* [What is required]: Return precisely the span of lines from the top of the material below to the line containing "import plotly.graph_objects as go", both included. Pictures are excluded.

* [Source excerpt]:
= = = = = = =
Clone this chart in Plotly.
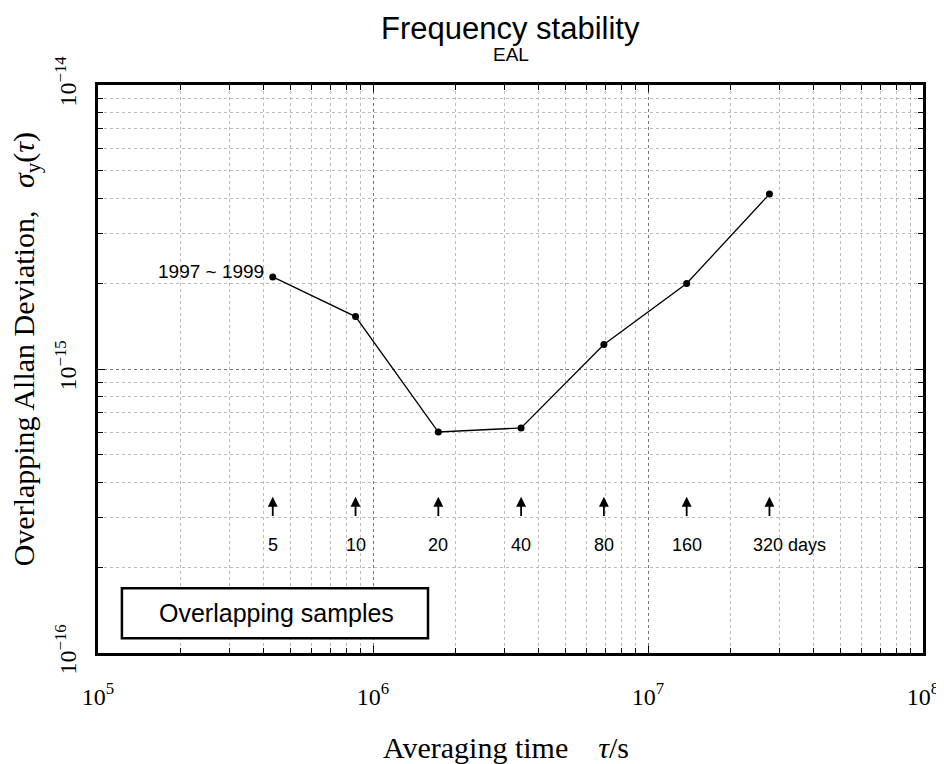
import math
import plotly.graph_objects as go

# ---- data ----
days = [5, 10, 20, 40, 80, 160, 320]
tau_s = [d * 86400 for d in days]
adev = [2.11e-15, 1.53e-15, 6.0e-16, 6.2e-16, 1.22e-15, 2.0e-15, 4.13e-15]
day_labels = ["5", "10", "20", "40", "80", "160", "320 days"]
x_tickvals = [1e5, 1e6, 1e7, 1e8]
x_ticktext = ["10<sup>5</sup>", "10<sup>6</sup>", "10<sup>7</sup>", "10<sup>8</sup>"]
y_tickvals = [1e-16, 1e-15, 1e-14]
y_ticktext = ["10<sup>−16</sup>", "10<sup>−15</sup>", "10<sup>−14</sup>"]
period_label = "1997 ~ 1999"

ARROW_TIP = 3.55e-16
ARROW_TAIL = 3.0e-16
LABEL_Y = 2.4e-16

SERIF = "Liberation Serif, Times New Roman, serif"
SANS = "Liberation Sans, Arial, sans-serif"

x_minor = [m * 10 ** e for e in range(5, 8) for m in range(2, 10)]
y_minor = [m * 10 ** e for e in range(-16, -14) for m in range(2, 10)]

fig = go.Figure()
fig.add_trace(go.Scatter(
    x=tau_s, y=adev, mode="lines+markers",
    line=dict(color="black", width=1.3),
    marker=dict(color="black", size=7),
    showlegend=False, hoverinfo="skip"))

axis_common = dict(
    type="log", showline=True, linecolor="black", linewidth=2.5, mirror="allticks",
    ticks="inside", ticklen=7, tickcolor="black", tickwidth=1.2, automargin=False,
    showgrid=True, gridcolor="#777", griddash="dot", gridwidth=1.2,
    zeroline=False, tickfont=dict(family=SERIF, size=24, color="black"),
)

fig.update_xaxes(
    **axis_common, range=[5, 8], tickvals=x_tickvals, ticktext=x_ticktext,
    ticklabelstandoff=20, ticklabeloverflow="allow",
    minor=dict(tickvals=x_minor, ticks="inside", ticklen=5, tickcolor="black",
               showgrid=True, gridcolor="#bbb", griddash="dot", gridwidth=1))
fig.update_yaxes(
    **axis_common, range=[-16, -14], tickvals=y_tickvals, ticktext=y_ticktext,
    tickangle=-90, ticklabelstandoff=10,
    minor=dict(tickvals=y_minor, ticks="inside", ticklen=5, tickcolor="black",
               showgrid=True, gridcolor="#bbb", griddash="dot", gridwidth=1))

annotations = []
for t, lab in zip(tau_s, day_labels):
    lx = math.log10(t)
    annotations.append(dict(
        x=lx, y=math.log10(ARROW_TIP), ax=lx, ay=math.log10(ARROW_TAIL),
        xref="x", yref="y", axref="x", ayref="y", text="", showarrow=True,
        arrowhead=2, arrowsize=1.1, arrowwidth=1.8, arrowcolor="black"))
    if lab.endswith("days"):
        annotations.append(dict(
            x=lx, y=math.log10(LABEL_Y), xref="x", yref="y", text=lab,
            showarrow=False, xanchor="left", yanchor="middle", xshift=-18,
            font=dict(family=SANS, size=18, color="black")))
    else:
        annotations.append(dict(
            x=lx, y=math.log10(LABEL_Y), xref="x", yref="y", text=lab,
            showarrow=False, xanchor="center", yanchor="middle",
            font=dict(family=SANS, size=18, color="black")))

annotations.append(dict(
    x=math.log10(tau_s[0]), y=math.log10(adev[0]), xref="x", yref="y",
    text=period_label, showarrow=False, xanchor="right", yanchor="middle",
    xshift=-7, yshift=5,
    font=dict(family=SANS, size=19, color="black")))

annotations.append(dict(
    x=0.216, y=0.070, xref="paper", yref="paper", text="Overlapping samples",
    showarrow=False, xanchor="center", yanchor="middle",
    font=dict(family=SANS, size=25, color="black")))

annotations.append(dict(
    x=0.5, y=1.100, xref="paper", yref="paper", text="Frequency stability",
    showarrow=False, xanchor="center", yanchor="middle",
    font=dict(family=SANS, size=31, color="black")))
annotations.append(dict(
    x=0.5, y=1.053, xref="paper", yref="paper", text="EAL",
    showarrow=False, xanchor="center", yanchor="middle",
    font=dict(family=SANS, size=19, color="black")))

annotations.append(dict(
    x=-0.087, y=0.535, xref="paper", yref="paper", textangle=-90,
    text="Overlapping Allan Deviation,   <i>σ</i><sub>y</sub>(<i>τ</i>)",
    showarrow=False, xanchor="center", yanchor="middle",
    font=dict(family=SERIF, size=30, color="black")))
annotations.append(dict(
    x=0.4945, y=-0.167, xref="paper", yref="paper",
    text="Averaging time    <i>τ</i>/s",
    showarrow=False, xanchor="center", yanchor="middle",
    font=dict(family=SERIF, size=30, color="black")))

# page body adds ~8px offset; compensate so plot area sits at x 98-923, y 85-653
fig.update_layout(
    width=936, height=756,
    margin=dict(l=90, r=21, t=77, b=111),
    paper_bgcolor="white", plot_bgcolor="white",
    annotations=annotations,
    shapes=[dict(type="rect", xref="paper", yref="paper",
                 x0=0.029, x1=0.400, y0=0.026, y1=0.114,
                 line=dict(color="black", width=2.5), fillcolor="white", layer="above")],
)

fig.write_html("out.html")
= = = = = = =
* [Task result]:
Clone this chart in Plotly.
import math
import plotly.graph_objects as go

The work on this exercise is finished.